PDA

توجه ! این یک نسخه آرشیو شده میباشد و در این حالت شما عکسی را مشاهده نمیکنید برای مشاهده کامل متن و عکسها بر روی لینک مقابل کلیک کنید : The Position of Music Performance in Iranian Culture



Amir
Tuesday 16 October 2007, 11:06 PM
The ambivalence of Iranian culture towards music may be seen in the context of what Darius Shayan has termed cultural schizophrenia: the contradictory nature of the two sources of Iranian culture, ancient Persia and Islam.

In ancient Persia musicians held socially respectable positions. We know that the Elamites and the Achemenians certainly made use of musicians but we can not guess what that music might have been like. During the Parthian era, troubadours or Gosans were highly sought after as entertainers. There are theories in Academia that perhaps the early Dari Poets of Eastern Iran like Roudaki were in fact Gosans.

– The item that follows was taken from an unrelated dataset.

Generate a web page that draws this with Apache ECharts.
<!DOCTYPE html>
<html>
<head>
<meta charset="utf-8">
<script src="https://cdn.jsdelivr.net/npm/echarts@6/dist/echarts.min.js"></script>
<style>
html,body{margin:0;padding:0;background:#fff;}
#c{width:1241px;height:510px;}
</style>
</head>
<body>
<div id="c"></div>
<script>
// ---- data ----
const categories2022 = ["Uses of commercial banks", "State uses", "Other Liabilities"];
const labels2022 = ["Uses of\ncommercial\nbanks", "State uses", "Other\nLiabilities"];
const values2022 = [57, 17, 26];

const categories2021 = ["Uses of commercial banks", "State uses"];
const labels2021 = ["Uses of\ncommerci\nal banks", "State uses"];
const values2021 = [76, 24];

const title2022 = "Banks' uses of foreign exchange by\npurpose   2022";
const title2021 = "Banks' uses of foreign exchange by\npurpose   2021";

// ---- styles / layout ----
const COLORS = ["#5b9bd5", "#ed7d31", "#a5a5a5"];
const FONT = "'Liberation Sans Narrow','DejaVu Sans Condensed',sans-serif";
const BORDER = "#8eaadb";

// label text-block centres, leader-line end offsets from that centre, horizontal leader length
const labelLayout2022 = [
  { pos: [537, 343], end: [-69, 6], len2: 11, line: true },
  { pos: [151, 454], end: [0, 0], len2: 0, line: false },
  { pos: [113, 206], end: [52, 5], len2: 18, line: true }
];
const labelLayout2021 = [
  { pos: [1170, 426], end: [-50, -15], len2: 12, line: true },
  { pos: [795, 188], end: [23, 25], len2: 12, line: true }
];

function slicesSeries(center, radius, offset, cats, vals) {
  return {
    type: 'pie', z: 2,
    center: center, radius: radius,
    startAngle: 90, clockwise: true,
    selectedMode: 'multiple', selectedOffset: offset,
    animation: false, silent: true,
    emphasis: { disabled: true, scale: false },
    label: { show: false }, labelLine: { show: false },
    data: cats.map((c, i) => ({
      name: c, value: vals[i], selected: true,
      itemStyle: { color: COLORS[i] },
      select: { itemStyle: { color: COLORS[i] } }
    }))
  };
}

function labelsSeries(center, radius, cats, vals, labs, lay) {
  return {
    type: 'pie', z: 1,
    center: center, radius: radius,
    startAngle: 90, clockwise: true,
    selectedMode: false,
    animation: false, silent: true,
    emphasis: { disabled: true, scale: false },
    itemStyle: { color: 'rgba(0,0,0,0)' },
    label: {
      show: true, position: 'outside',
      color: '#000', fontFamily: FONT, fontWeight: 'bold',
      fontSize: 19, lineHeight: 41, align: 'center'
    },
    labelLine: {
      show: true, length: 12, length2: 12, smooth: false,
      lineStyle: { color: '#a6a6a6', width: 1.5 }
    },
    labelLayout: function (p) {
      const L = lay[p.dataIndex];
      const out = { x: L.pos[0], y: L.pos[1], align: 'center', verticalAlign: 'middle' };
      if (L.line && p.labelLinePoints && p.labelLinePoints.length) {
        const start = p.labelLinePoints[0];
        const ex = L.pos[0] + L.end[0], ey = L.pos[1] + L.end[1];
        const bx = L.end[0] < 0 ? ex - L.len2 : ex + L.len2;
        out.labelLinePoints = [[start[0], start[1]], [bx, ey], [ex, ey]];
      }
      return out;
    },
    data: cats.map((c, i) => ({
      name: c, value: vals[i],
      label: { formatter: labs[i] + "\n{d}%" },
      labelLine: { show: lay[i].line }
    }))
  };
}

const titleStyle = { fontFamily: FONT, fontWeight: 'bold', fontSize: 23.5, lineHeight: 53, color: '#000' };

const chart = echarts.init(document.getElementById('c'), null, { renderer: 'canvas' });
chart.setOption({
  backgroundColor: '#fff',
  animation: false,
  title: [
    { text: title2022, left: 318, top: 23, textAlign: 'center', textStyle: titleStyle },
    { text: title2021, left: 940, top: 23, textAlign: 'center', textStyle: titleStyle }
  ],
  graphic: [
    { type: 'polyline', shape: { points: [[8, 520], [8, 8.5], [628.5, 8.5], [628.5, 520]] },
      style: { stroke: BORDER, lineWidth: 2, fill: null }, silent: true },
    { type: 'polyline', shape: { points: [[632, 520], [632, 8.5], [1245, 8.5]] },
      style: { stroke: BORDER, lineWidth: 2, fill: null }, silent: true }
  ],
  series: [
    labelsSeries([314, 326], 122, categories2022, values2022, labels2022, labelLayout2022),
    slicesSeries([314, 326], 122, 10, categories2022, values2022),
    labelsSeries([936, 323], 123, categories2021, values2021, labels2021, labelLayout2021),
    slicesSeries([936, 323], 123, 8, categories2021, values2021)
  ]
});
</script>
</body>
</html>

By the time the Sassanids came to power, the position of the Musicians was so exalted that it is only them, amongst all practitioners of fine arts, whose names have come down to the present in numbers. We may know that Mani was a painter or Burzoe was a literary as well as a medical figure but these names have survived for reasons other than their arts. We may know Farhad was a famous sculptor but only because he had pursued a love affair with the Queen. The names of famous musicians, as well as the nature of their fame have come down to us. Amongst the master musicians Barbad, Sarkad, Ramtin and Nakissa there was fierce rivalry during the reign of Khosroe Parveez. Barbad invented the lute and the musical traditions that was to transform into the Maqam tradition and eventually the Dastgah music.

Even after Islam Persian Musicians did not disappear: Zaryab is often credited with being the greatest influence over Andalusian and Spanish music. [1] Farabi and Avicenna were not only musical theorist but adept at the lute and the Ney respectively. However, late Medieval and modern Islam viewed music with suspicion.